Data shown:

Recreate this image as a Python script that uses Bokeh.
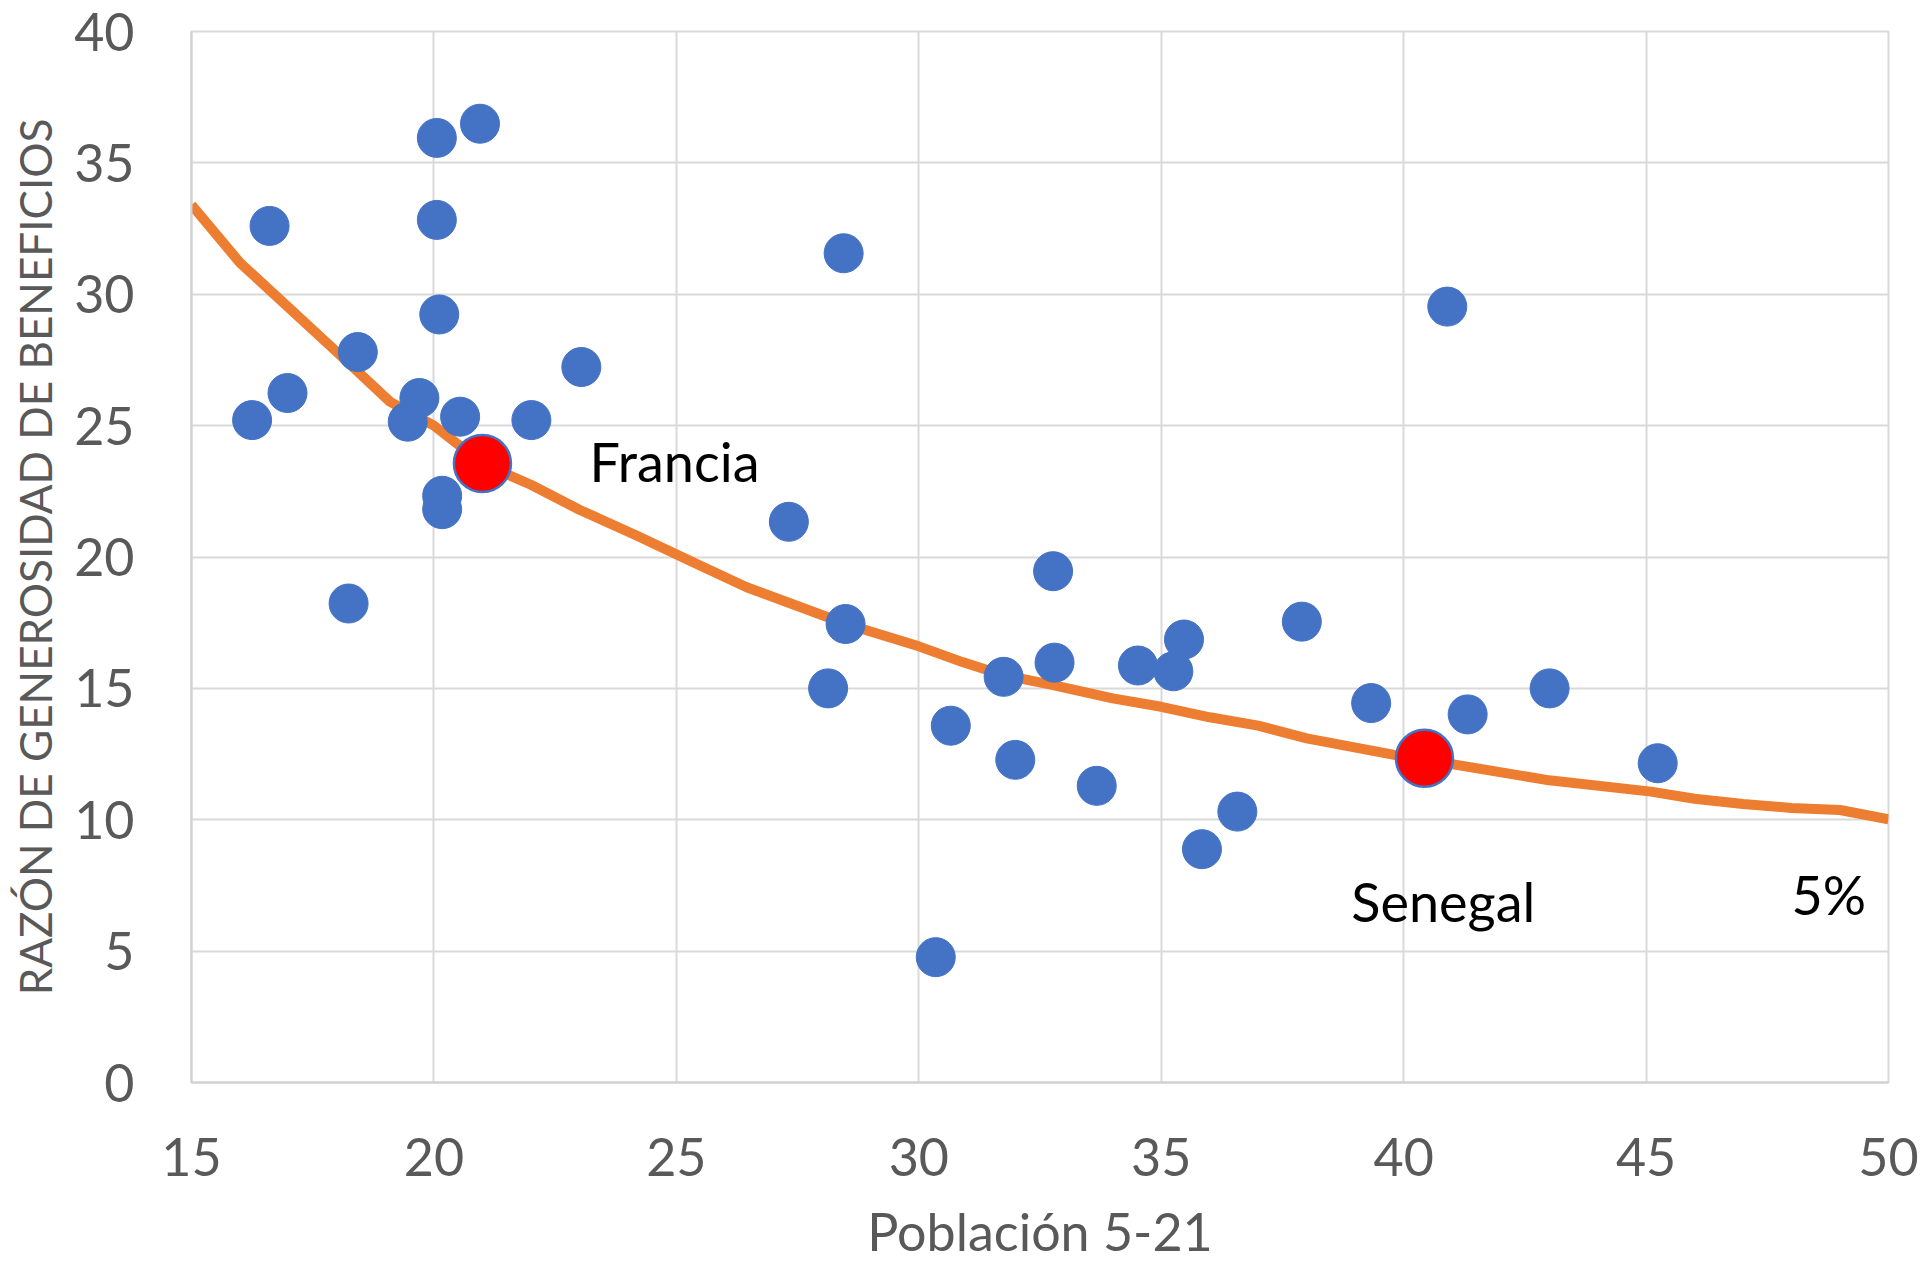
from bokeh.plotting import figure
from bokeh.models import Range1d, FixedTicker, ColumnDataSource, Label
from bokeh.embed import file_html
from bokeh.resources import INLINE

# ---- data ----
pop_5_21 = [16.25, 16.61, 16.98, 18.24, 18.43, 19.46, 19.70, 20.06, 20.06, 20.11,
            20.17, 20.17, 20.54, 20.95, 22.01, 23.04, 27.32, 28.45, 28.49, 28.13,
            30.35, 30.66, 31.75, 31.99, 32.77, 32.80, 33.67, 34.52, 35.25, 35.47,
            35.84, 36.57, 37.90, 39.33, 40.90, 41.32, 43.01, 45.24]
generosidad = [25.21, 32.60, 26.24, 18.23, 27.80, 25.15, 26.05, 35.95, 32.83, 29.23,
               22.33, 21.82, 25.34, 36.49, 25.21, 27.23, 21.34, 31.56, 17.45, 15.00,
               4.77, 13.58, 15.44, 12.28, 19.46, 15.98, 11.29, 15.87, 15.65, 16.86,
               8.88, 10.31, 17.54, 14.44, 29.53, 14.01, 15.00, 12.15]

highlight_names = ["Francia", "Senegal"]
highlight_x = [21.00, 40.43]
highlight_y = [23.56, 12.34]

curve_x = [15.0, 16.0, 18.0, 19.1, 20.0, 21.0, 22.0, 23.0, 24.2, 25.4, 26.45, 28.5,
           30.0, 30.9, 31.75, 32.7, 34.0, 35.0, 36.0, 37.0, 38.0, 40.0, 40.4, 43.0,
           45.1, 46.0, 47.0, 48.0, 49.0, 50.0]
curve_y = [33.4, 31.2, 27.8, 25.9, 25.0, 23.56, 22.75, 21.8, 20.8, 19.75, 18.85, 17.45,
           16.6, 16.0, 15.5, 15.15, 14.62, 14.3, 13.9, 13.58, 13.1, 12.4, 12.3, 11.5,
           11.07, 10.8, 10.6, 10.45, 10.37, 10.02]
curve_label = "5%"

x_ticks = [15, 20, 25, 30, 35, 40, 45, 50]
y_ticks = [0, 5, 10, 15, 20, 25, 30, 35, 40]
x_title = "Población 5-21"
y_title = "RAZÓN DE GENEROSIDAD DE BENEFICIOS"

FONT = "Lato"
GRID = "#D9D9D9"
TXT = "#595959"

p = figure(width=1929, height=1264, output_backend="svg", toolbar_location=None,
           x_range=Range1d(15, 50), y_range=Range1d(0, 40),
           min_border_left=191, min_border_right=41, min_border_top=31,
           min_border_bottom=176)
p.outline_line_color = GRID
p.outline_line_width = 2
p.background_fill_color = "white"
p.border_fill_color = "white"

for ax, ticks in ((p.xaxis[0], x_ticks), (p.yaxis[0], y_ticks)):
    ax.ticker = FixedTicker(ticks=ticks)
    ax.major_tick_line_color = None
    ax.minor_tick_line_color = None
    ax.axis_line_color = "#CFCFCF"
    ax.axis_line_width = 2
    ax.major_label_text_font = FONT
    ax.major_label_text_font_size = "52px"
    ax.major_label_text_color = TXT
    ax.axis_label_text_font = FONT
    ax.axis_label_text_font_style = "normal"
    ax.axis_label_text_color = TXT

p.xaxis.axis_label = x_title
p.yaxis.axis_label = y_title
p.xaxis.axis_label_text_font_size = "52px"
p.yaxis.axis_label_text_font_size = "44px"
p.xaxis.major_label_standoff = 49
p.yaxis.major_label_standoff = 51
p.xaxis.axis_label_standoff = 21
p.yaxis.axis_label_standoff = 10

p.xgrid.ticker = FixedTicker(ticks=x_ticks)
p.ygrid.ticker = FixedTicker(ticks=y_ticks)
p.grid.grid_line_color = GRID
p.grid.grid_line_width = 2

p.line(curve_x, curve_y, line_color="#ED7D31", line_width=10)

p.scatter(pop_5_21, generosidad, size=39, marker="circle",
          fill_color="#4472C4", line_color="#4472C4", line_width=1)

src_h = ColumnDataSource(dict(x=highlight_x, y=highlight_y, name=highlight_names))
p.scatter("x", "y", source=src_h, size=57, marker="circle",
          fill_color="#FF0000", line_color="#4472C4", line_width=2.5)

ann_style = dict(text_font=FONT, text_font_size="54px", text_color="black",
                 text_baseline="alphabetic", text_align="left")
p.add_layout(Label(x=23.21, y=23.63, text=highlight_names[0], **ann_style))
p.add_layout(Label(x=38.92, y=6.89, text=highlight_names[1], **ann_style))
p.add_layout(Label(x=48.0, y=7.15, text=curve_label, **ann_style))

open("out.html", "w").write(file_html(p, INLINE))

Set problem: Repeat all of the data above word for word, minus the pictures.

Result of this task:
Recreate this image as a Python script that uses Bokeh.
from bokeh.plotting import figure
from bokeh.models import Range1d, FixedTicker, ColumnDataSource, Label
from bokeh.embed import file_html
from bokeh.resources import INLINE

# ---- data ----
pop_5_21 = [16.25, 16.61, 16.98, 18.24, 18.43, 19.46, 19.70, 20.06, 20.06, 20.11,
            20.17, 20.17, 20.54, 20.95, 22.01, 23.04, 27.32, 28.45, 28.49, 28.13,
            30.35, 30.66, 31.75, 31.99, 32.77, 32.80, 33.67, 34.52, 35.25, 35.47,
            35.84, 36.57, 37.90, 39.33, 40.90, 41.32, 43.01, 45.24]
generosidad = [25.21, 32.60, 26.24, 18.23, 27.80, 25.15, 26.05, 35.95, 32.83, 29.23,
               22.33, 21.82, 25.34, 36.49, 25.21, 27.23, 21.34, 31.56, 17.45, 15.00,
               4.77, 13.58, 15.44, 12.28, 19.46, 15.98, 11.29, 15.87, 15.65, 16.86,
               8.88, 10.31, 17.54, 14.44, 29.53, 14.01, 15.00, 12.15]

highlight_names = ["Francia", "Senegal"]
highlight_x = [21.00, 40.43]
highlight_y = [23.56, 12.34]

curve_x = [15.0, 16.0, 18.0, 19.1, 20.0, 21.0, 22.0, 23.0, 24.2, 25.4, 26.45, 28.5,
           30.0, 30.9, 31.75, 32.7, 34.0, 35.0, 36.0, 37.0, 38.0, 40.0, 40.4, 43.0,
           45.1, 46.0, 47.0, 48.0, 49.0, 50.0]
curve_y = [33.4, 31.2, 27.8, 25.9, 25.0, 23.56, 22.75, 21.8, 20.8, 19.75, 18.85, 17.45,
           16.6, 16.0, 15.5, 15.15, 14.62, 14.3, 13.9, 13.58, 13.1, 12.4, 12.3, 11.5,
           11.07, 10.8, 10.6, 10.45, 10.37, 10.02]
curve_label = "5%"

x_ticks = [15, 20, 25, 30, 35, 40, 45, 50]
y_ticks = [0, 5, 10, 15, 20, 25, 30, 35, 40]
x_title = "Población 5-21"
y_title = "RAZÓN DE GENEROSIDAD DE BENEFICIOS"

FONT = "Lato"
GRID = "#D9D9D9"
TXT = "#595959"

p = figure(width=1929, height=1264, output_backend="svg", toolbar_location=None,
           x_range=Range1d(15, 50), y_range=Range1d(0, 40),
           min_border_left=191, min_border_right=41, min_border_top=31,
           min_border_bottom=176)
p.outline_line_color = GRID
p.outline_line_width = 2
p.background_fill_color = "white"
p.border_fill_color = "white"

for ax, ticks in ((p.xaxis[0], x_ticks), (p.yaxis[0], y_ticks)):
    ax.ticker = FixedTicker(ticks=ticks)
    ax.major_tick_line_color = None
    ax.minor_tick_line_color = None
    ax.axis_line_color = "#CFCFCF"
    ax.axis_line_width = 2
    ax.major_label_text_font = FONT
    ax.major_label_text_font_size = "52px"
    ax.major_label_text_color = TXT
    ax.axis_label_text_font = FONT
    ax.axis_label_text_font_style = "normal"
    ax.axis_label_text_color = TXT

p.xaxis.axis_label = x_title
p.yaxis.axis_label = y_title
p.xaxis.axis_label_text_font_size = "52px"
p.yaxis.axis_label_text_font_size = "44px"
p.xaxis.major_label_standoff = 49
p.yaxis.major_label_standoff = 51
p.xaxis.axis_label_standoff = 21
p.yaxis.axis_label_standoff = 10

p.xgrid.ticker = FixedTicker(ticks=x_ticks)
p.ygrid.ticker = FixedTicker(ticks=y_ticks)
p.grid.grid_line_color = GRID
p.grid.grid_line_width = 2

p.line(curve_x, curve_y, line_color="#ED7D31", line_width=10)

p.scatter(pop_5_21, generosidad, size=39, marker="circle",
          fill_color="#4472C4", line_color="#4472C4", line_width=1)

src_h = ColumnDataSource(dict(x=highlight_x, y=highlight_y, name=highlight_names))
p.scatter("x", "y", source=src_h, size=57, marker="circle",
          fill_color="#FF0000", line_color="#4472C4", line_width=2.5)

ann_style = dict(text_font=FONT, text_font_size="54px", text_color="black",
                 text_baseline="alphabetic", text_align="left")
p.add_layout(Label(x=23.21, y=23.63, text=highlight_names[0], **ann_style))
p.add_layout(Label(x=38.92, y=6.89, text=highlight_names[1], **ann_style))
p.add_layout(Label(x=48.0, y=7.15, text=curve_label, **ann_style))

open("out.html", "w").write(file_html(p, INLINE))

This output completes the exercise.